Industry Leaders Demand Action on Electricity Prices
Henrik Adam, President of the European Steel Association (EUROFER) and Executive Chairman of Tata Steel Netherlands Holding, stated, “If the EU wants investment in low-carbon steel to happen in Europe, it must deliver total electricity costs closer to €50/MWh – across all member states.” He emphasised that reducing power prices is essential for Europe’s economic and climate credibility.
Meanwhile, the European Chemical Industry Council (Cefic), led by the chemical lobby, is advocating for a return to pre-2021 electricity price levels of €44/MWh to regain industrial sovereignty and protect value chains.

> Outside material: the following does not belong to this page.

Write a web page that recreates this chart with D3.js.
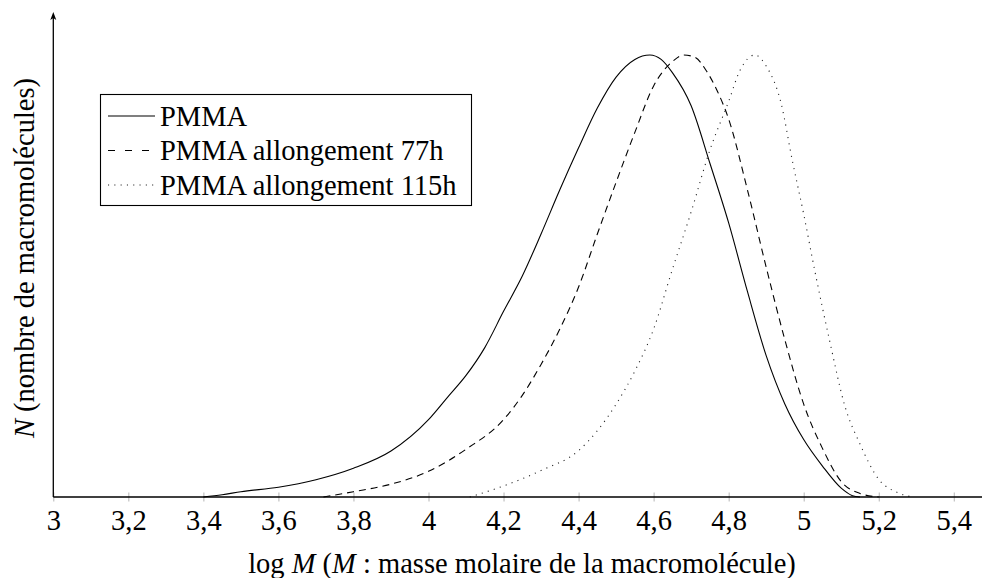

Markus Kamieth, President of Cefic and CEO of BASF, remarked, “Europe is losing industrial capacity at a speed we have never seen before.”
European Commission Acknowledges Industry Concerns
European Commission President Ursula von der Leyen addressed the situation during the summit, noting the role of gas in driving up prices while stating, “The good news is we are well-positioned to lower costs.” She added that improvements to the electric grid and offshore wind projects linked to national grids are pivotal to achieving lower energy prices.
Moreover, von der Leyen highlighted the need to channel additional financial resources from the EU’s Emissions Trading System (ETS) back into energy-intensive industries, stating, “Channelling more ETS revenues back to industry will therefore be a core focus of the upcoming reform of the Emissions Trading System.”
EU Plans to Review Carbon Market
Peter Liese, a veteran Member of the European Parliament and coordinator on the environment committee, acknowledged the challenges heavy industries face due to high energy prices and carbon costs. He asserted that the ETS is part of the solution rather than the cause of these difficulties.
The European Commission is set to revise the carbon market by July, as part of its climate law aimed at a 90% reduction in CO2 emissions by 2040. Federico Terreni, climate policy manager at Transport & Environment (T&E), stated that the upcoming review should “strengthen the system” to maintain a competitive industrial base through cheaper, clean transport and energy solutions.